Any information extraction system or system component, in particular named entity taggers, based on machine learning techniques needs data for the training stage, either labeled or not.

The data used to train and test the system are normally compatible in terms of some text parameter. For instance, testing the system with a language, genre or topic it was not trained for, not surprisingly, will result in poor performance. What if the time frame is different? Do texts present significant changes over time that will affect the system performance? Will the system thus become obsolete, i.e., will the performance decrease over time? In order to investigate this issue, we followed two complementary directions: one focusing on the analysis of the corpus; the other concentrating on the assessment of named entity tagger performance.

Our preliminary experiments with the corpus show that (i) the similarity between two texts decreases as the time gap between them increases, being more significant for some topics; (ii) in some cases, the texts over time become as different as two different topics (iii) the name overlap between two texts also decays as the texts become temporally more distant, the decay being more evident for some name categories. Regarding the system performance, we assessed the performance of an unsupervised named entity tagger based on co- training; the algorithm needs a small set of seeds and a set of unlabeled examples to bootstrap.

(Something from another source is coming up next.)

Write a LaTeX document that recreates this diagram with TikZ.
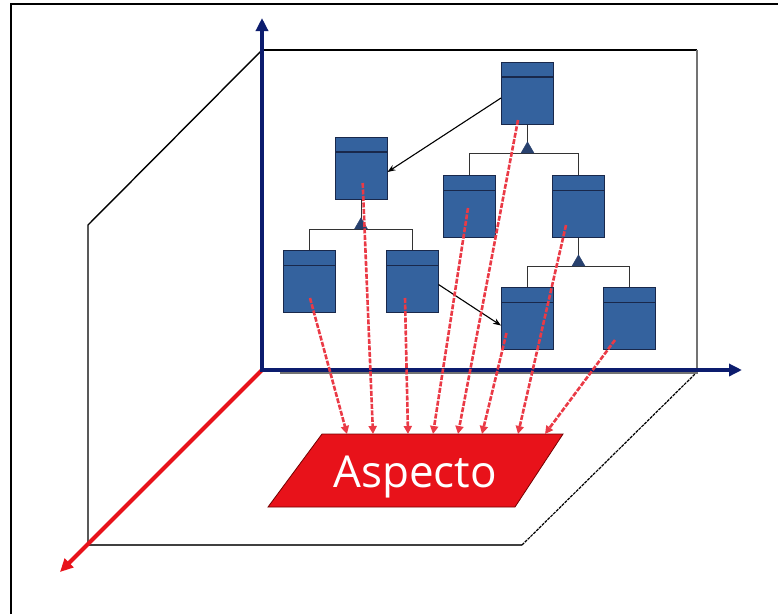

Our preliminary experiments with the tagger show that (i) the performance of the NER tagger decreases as the time gap between the training data (seeds and unlabeled data) and the test corpus increases; (ii) using the same seeds as in the previous experiment, the decrease is attenuated if a fraction of the unlabeled data is replaced by data within the time frame of the test set; (iii) the latter performance is comparable to the performance of the tagger trained with data exclusively within the time frame of the test set. This last result suggests that we may not need new labeled data; using new unlabeled data could suffice to prevent the performance decay over time. Given these preliminary results, our main contributions are (i) giving empirical evidence that the text time frame affects the performance of named entity recognition; (ii) proposing a methodology to avoid performance decay due to time.